The cost of living is on everyone’s mind, not surprisingly as almost everything costs more than it did a year ago. Inflation is close to 11 per cent, while grocery prices are 13 per cent higher than they were last winter.
Simply putting food on the table is substantially more expensive than it was, so much so that many pundits feared Christmas would be a nightmare for mainstream food retailers. The figures tell a rather different story. Supermarket giants Tesco and Sainsbury’s last week announced robust trading over the festive season, as shoppers dug into their wallets to celebrate with turkey and mince pies, luxury puds and top treats such as Belgian chocolate Yule logs and mulled cider glazed gammon.
Tesco like-for-like sales were nearly 8 per cent ahead in the seven weeks to January 7 and the group remains the top grocer by a country mile, accounting for more than 27 per cent of the market. Chief executive Ken Murphy admits that times are tough and likely to remain so but he believes Tesco will stay in poll position and he stands by earlier profit guidance.
Sainsbury’s delivered total sales growth of 7.1 per cent over the Christmas season, took market share from rivals and now accounts for almost 16 per cent of the grocery market. Expressing confidence in his business, chief executive Simon Roberts says that profits will be at the top end of expectations for the year to March.
Fast turnaround: Sainsbury’s is benefiting from buying Argos, with shoppers drawn to its four-hour delivery times
How are existing shareholders and potential investors supposed to interpret all this information? No one can deny that consumers are being squeezed, yet supermarkets seem relatively resilient and, over Christmas at least, shoppers were happily stocking up on premium ranges.
Yet brokers’ forecasts do not inspire confidence. Tesco profits are predicted to fall 8 per cent to just over £2billion in the year to February and dip further in the following 12 months. A dividend of 11p has been pencilled in for this year, maintained next year and the one after that.
At Sainsbury’s, a 6.5 per cent profits decline is forecast, to £685million for the current year, sliding to £645million in 2024. A 13.4p dividend is expected for this year, falling to 11.5p next year and remaining below 12p in 2025.
These numbers suggest City analysts expect UK consumers to be tightening their belts for at least the next two years, struggling to cope and cutting costs where they can.

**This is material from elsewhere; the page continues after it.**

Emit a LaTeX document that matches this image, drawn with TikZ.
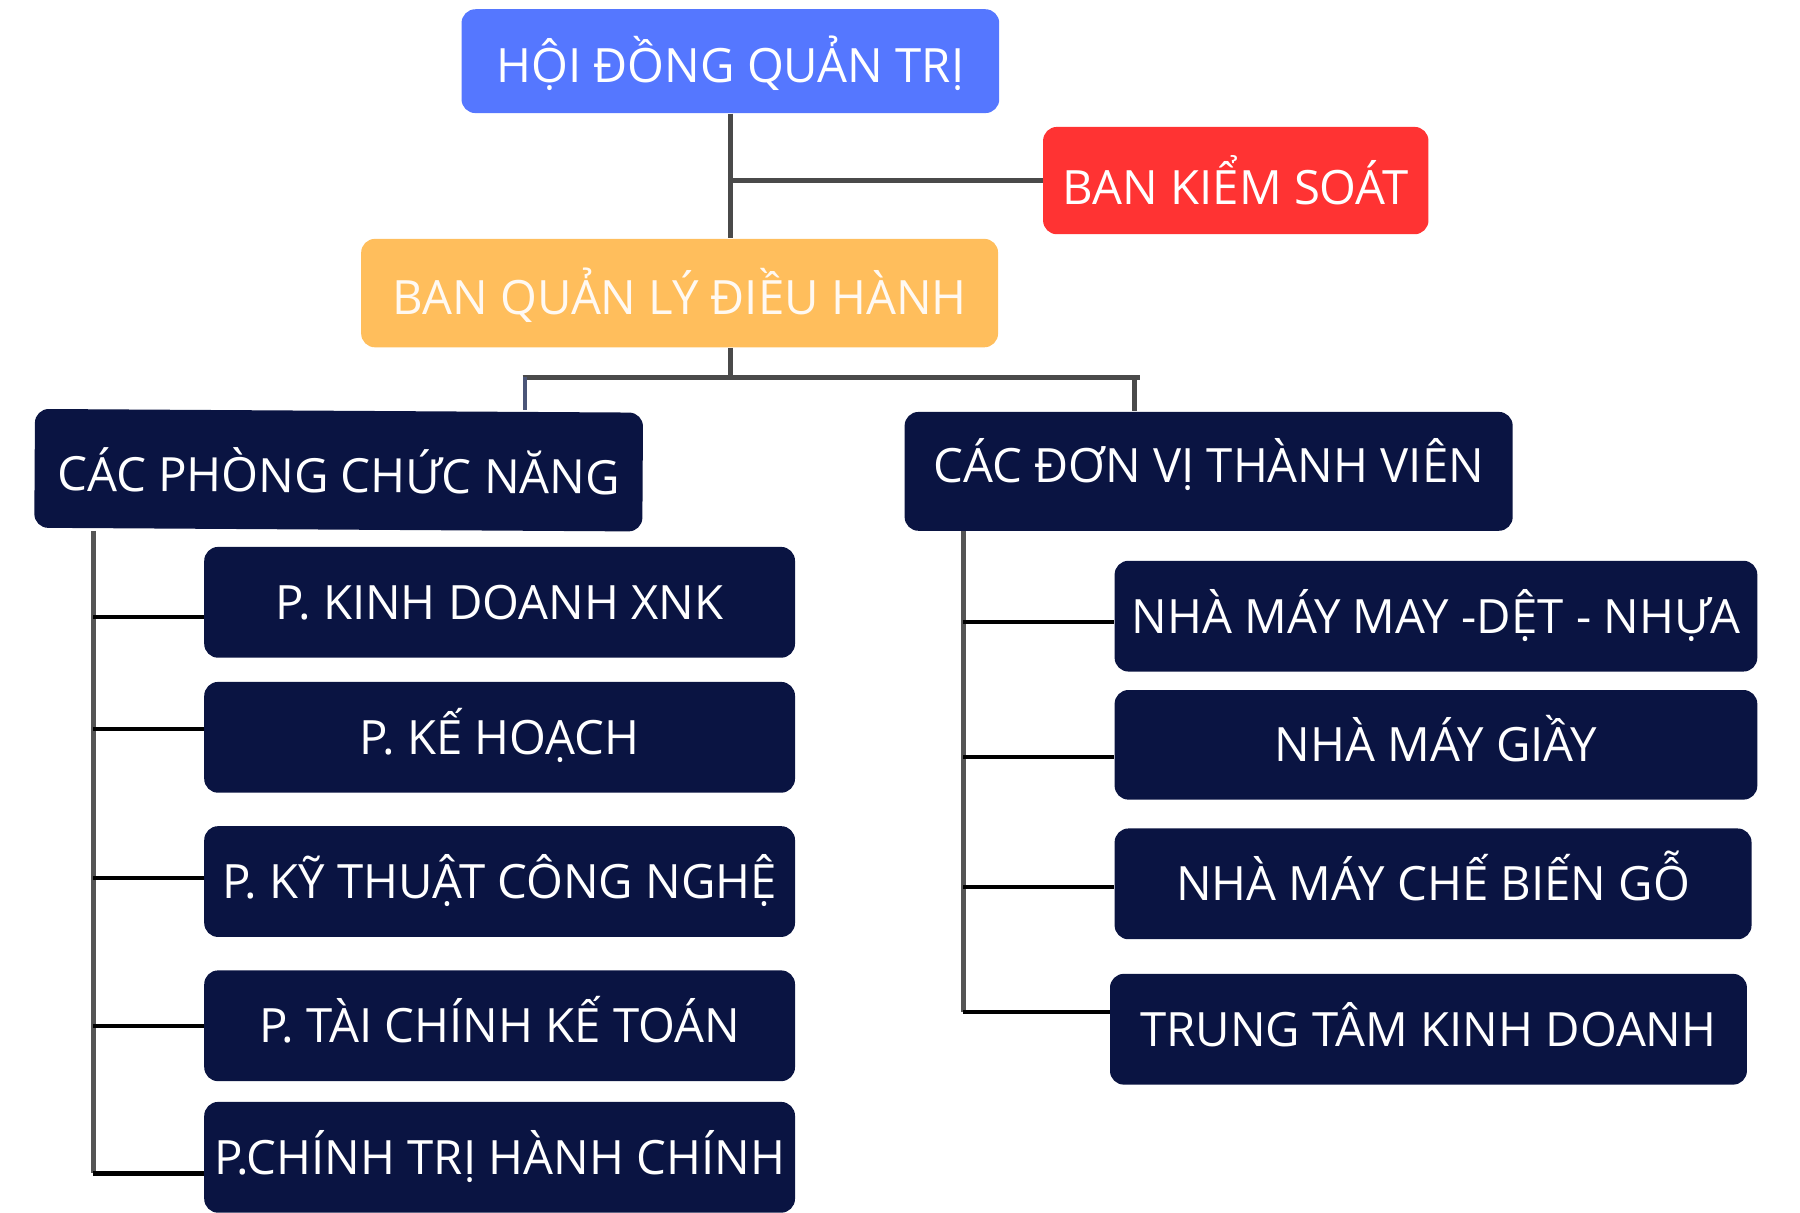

Let’s hope these gloomy forecasts are wrong. Last Friday, better than expected economic figures suggested the UK may be hardier than the Jeremiahs fear. Up and down the country, there are pockets of optimism, too. Business owners admit that conditions are far from easy but many are still making progress, and are hopeful of economic recovery as the year progresses.

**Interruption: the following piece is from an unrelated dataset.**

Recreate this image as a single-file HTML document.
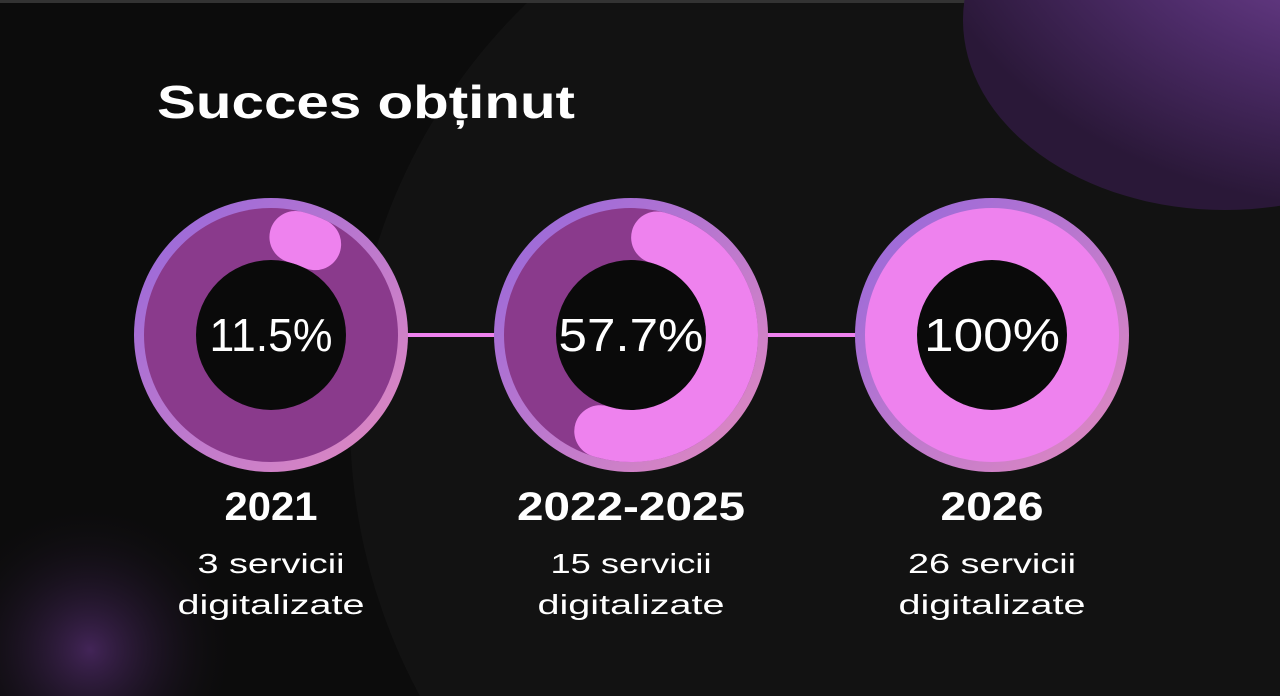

Tesco and Sainsbury’s should be in an even stronger position than smaller companies, using their size to ride out the economic storm. And, even though discount chains Aldi and Lidl are doing their best to grab market share, both account for less than 8 per cent of national grocery spend and are far less profitable than their UK peers.
Tesco and Sainsbury’s have also been upping their game in recent years. Tesco is determined to prove that it can offer value to customers and is using the Clubcard loyalty scheme to give shoppers more of what they want.

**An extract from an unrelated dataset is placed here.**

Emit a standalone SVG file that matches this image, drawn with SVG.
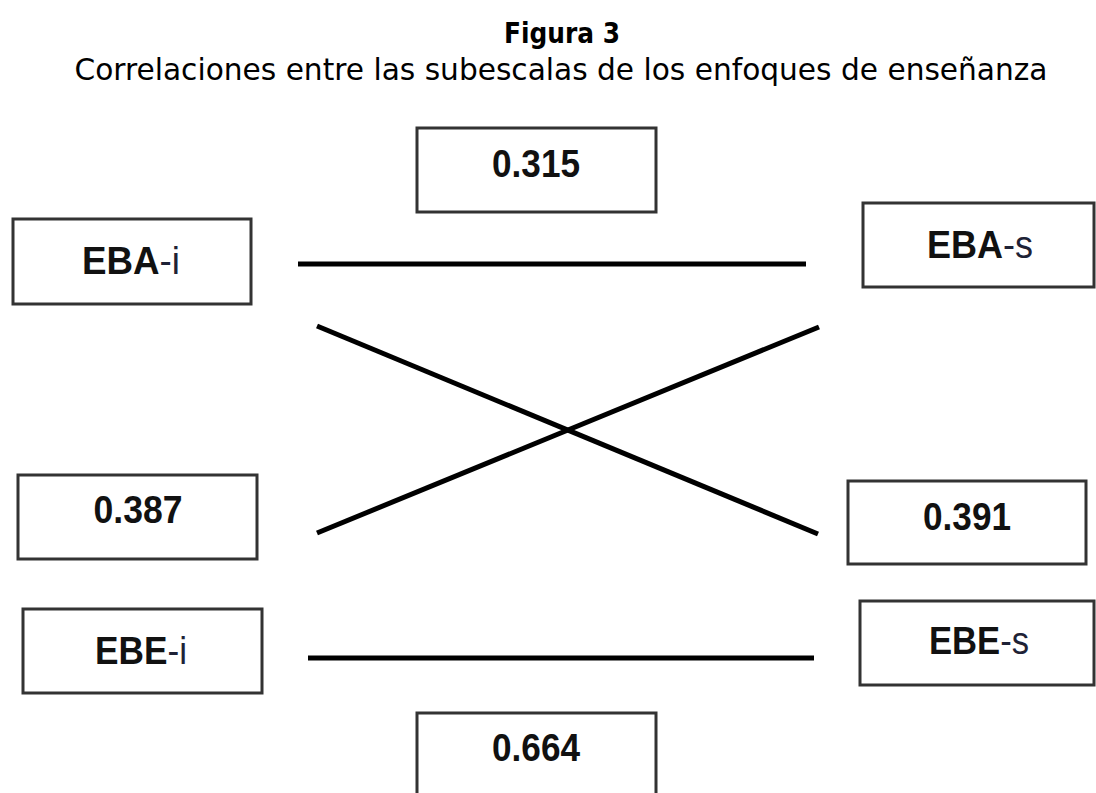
<svg xmlns="http://www.w3.org/2000/svg" width="1096" height="793" viewBox="0 0 1096 793">
<style>
.box{fill:#fff;stroke:#333;stroke-width:3}
.lbl{font-family:"Liberation Sans",Arial,sans-serif;font-size:39px;font-weight:bold;fill:#111;text-anchor:middle}
.sub{font-weight:normal;fill:#1e2236}
.conn{stroke:#000;stroke-width:5;stroke-linecap:butt;fill:none}
.title{font-family:"DejaVu Sans",Verdana,sans-serif;fill:#000;text-anchor:middle}
</style>
<rect x="0" y="0" width="1096" height="793" fill="#fff"/>
<text class="title" x="562" y="43" font-size="28" font-weight="bold" textLength="116" lengthAdjust="spacingAndGlyphs">Figura 3</text>
<text class="title" x="561" y="80" font-size="31" textLength="973" lengthAdjust="spacingAndGlyphs">Correlaciones entre las subescalas de los enfoques de enseñanza</text>
<g id="connectors">
<line class="conn" x1="298" y1="264" x2="806" y2="264"/>
<line class="conn" x1="317" y1="326" x2="818" y2="534"/>
<line class="conn" x1="317" y1="533" x2="819" y2="327"/>
<line class="conn" x1="308" y1="658" x2="814" y2="658"/>
</g>
<g id="n-0315"><rect class="box" x="417" y="128" width="239" height="84"/><text class="lbl" x="536" y="177" textLength="88" lengthAdjust="spacingAndGlyphs">0.315</text></g>
<g id="n-EBA-i"><rect class="box" x="13" y="219" width="238" height="85"/><text class="lbl" x="131" y="274" textLength="98" lengthAdjust="spacingAndGlyphs">EBA<tspan class="sub">-i</tspan></text></g>
<g id="n-EBA-s"><rect class="box" x="863" y="203" width="231" height="84"/><text class="lbl" x="980" y="258" textLength="106" lengthAdjust="spacingAndGlyphs">EBA<tspan class="sub">-s</tspan></text></g>
<g id="n-0387"><rect class="box" x="18" y="475" width="239" height="84"/><text class="lbl" x="138" y="523" textLength="89" lengthAdjust="spacingAndGlyphs">0.387</text></g>
<g id="n-0391"><rect class="box" x="848" y="481" width="238" height="83"/><text class="lbl" x="967" y="530" textLength="88" lengthAdjust="spacingAndGlyphs">0.391</text></g>
<g id="n-EBE-i"><rect class="box" x="23" y="609" width="239" height="84"/><text class="lbl" x="141" y="664" textLength="92" lengthAdjust="spacingAndGlyphs">EBE<tspan class="sub">-i</tspan></text></g>
<g id="n-EBE-s"><rect class="box" x="860" y="601" width="234" height="84"/><text class="lbl" x="979" y="654" textLength="100" lengthAdjust="spacingAndGlyphs">EBE<tspan class="sub">-s</tspan></text></g>
<g id="n-0664"><rect class="box" x="417" y="713" width="239" height="100"/><text class="lbl" x="536" y="761" textLength="88" lengthAdjust="spacingAndGlyphs">0.664</text></g>
</svg>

Sainsbury’s is striving to prove its value credentials too, while retaining a slightly more affluent image than its larger rival. The group also benefits from its ownership of Argos, which has been delivering the goods of late.
So, are these shares worth buying? In 2007, Tesco was trading at £4.78. Today, the stock is £2.46, having fallen about 15 per cent in the past year alone.
Sainsbury’s shares have suffered a similar fate. Before the financial crisis, they were more than £5.50. Today, they are £2.41, down from £2.90 a year ago.
Both stocks have been hit by increased competition, difficult economic circumstances and changes to shopping habits, which have forced them to look long and hard at the stores they own and the type of business they want to be in the future.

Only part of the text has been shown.